При Советах в кинотеатрах перед художественным фильмом показывали журнал - десятиминутная черно-белая муть про конгрессы компартии, про комбайны и удои, науку и технику. Этакий советский Фолькишер беобахтер. Народ это знал и опаздывал, хлопая откидными стульями, либо лузгал семечки и ржал, кроме целующихся парочек на последних рядах, которые вздрагивали, когда после журнала ненадолго включали свет перед сеансом. Слово это даже вошло в армянскую разговорную речь тех лет как насмешливое обозначение ненужных вступлений и бессмысленной болтовни: жюрналь...
Это было прямо противоположно оперной увертюре, где намечены главные темы и мотивы музыкального произведения. В жюрнале все было наоборот до отвращения - и черно-серая картинка, еще более блеклая от ожидания яркого глянца цветного фильма; и толстокожие сюжеты под бравурные оркестры, в отличие от иностранной, небывалой, почти инопланетной киножизни с нежной французской музыкой.
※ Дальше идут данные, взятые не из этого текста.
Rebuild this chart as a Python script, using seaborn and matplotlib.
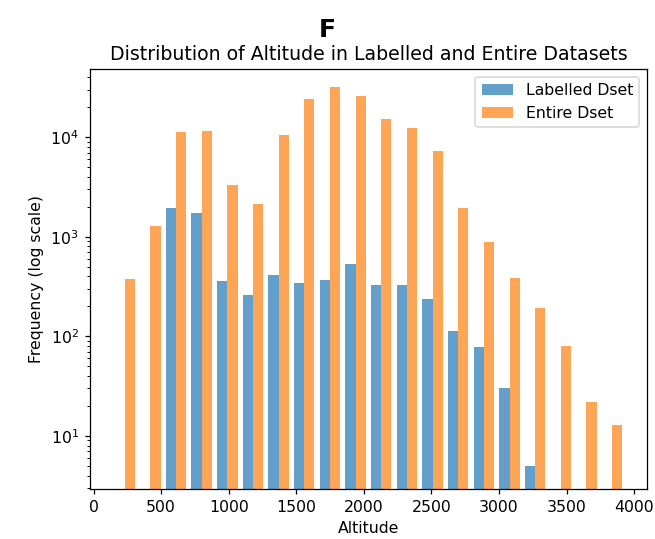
import numpy as np
import pandas as pd
import matplotlib
matplotlib.use("Agg")
import matplotlib.pyplot as plt
import seaborn as sns
from matplotlib.patches import Patch
from matplotlib.colors import to_rgba


# histogram counts (20 equal bins of altitude)
bin_edges = list(np.linspace(135, 3932, 21))
labelled_counts = [0, 0, 1960, 1725, 363, 259, 411, 342, 371, 535,
                   327, 326, 238, 112, 78, 30, 5, 0, 0, 0]
entire_counts = [378, 1297, 11300, 11570, 3300, 2125, 10620, 24060, 31990, 26000,
                 15270, 12400, 7230, 1963, 895, 389, 192, 80, 22, 13]
dset_names = ["Labelled Dset", "Entire Dset"]

centers = [(a + b) / 2 for a, b in zip(bin_edges[:-1], bin_edges[1:])]

df = pd.concat([
    pd.DataFrame({"Altitude": centers, "count": labelled_counts, "dset": dset_names[0]}),
    pd.DataFrame({"Altitude": centers, "count": entire_counts, "dset": dset_names[1]}),
], ignore_index=True)

colors = ["#1f77b4", "#ff7f0e"]

dpi = 113
fig = plt.figure(figsize=(655 / dpi, 539 / dpi), dpi=dpi)
ax = fig.add_axes([0.137, 0.093, 0.851, 0.779])
ax.set_yscale("log")

sns.histplot(
    data=df,
    x="Altitude",
    weights="count",
    hue="dset",
    hue_order=dset_names,
    palette=colors,
    bins=bin_edges,
    multiple="dodge",
    shrink=0.8,
    alpha=0.7,
    linewidth=0,
    ax=ax,
)

ax.set_ylim(2.94, 48500)
ax.set_xlim(-28, 4096)
ax.set_xticks([0, 500, 1000, 1500, 2000, 2500, 3000, 3500, 4000])

if ax.get_legend() is not None:
    ax.get_legend().remove()
handles = [Patch(facecolor=to_rgba(c, 0.7), label=n) for c, n in zip(colors, dset_names)]
ax.legend(handles=handles, loc="upper right")

ax.set_xlabel("Altitude")
ax.set_ylabel("Frequency (log scale)")
ax.set_title("Distribution of Altitude in Labelled and Entire Datasets", fontsize=12)
fig.suptitle("F", fontsize=16, fontweight="bold", y=0.967)

fig.savefig("out.png", dpi=dpi)
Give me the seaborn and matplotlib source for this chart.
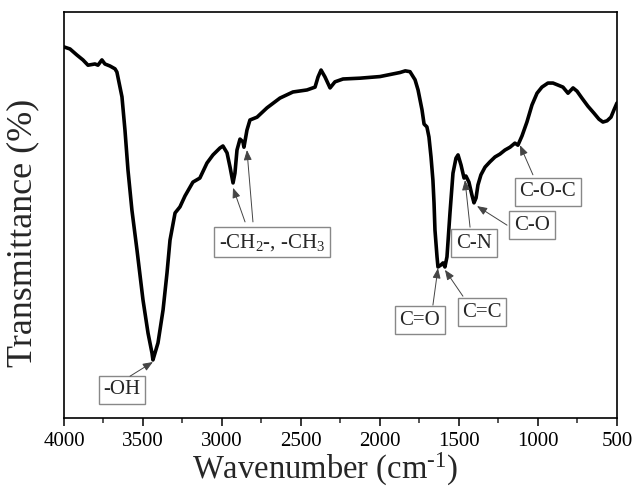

Когда советская жизнь развалилась, последовавшая за ней разруха и перестройка поначалу воспринималась как жюрналь - скучный и вынужденный пролог в ожидании настоящего кино - яркого, веселого, неприлично-счастливого. Но вскоре оказалось, что это был не журнал, а увертюра той же старой советской оперы, но только исполненная не до, а после нее. Все темы и вариации, сюжеты и мотивы 70-летней советской жизни оказались втиснуты в два десятилетия постсоветского бытия - с маленькой войной и маленьким нэпом, с маленьким вождем и его маленьким культом. Культя культа...
А вообще-то и все же это был именно журнал, вернее жюрналь - черно-белая советская хроника лжи и страха, подлости и притворства, короткая версия нашего века, показанная после кино. И другого кино у нас уже не будет.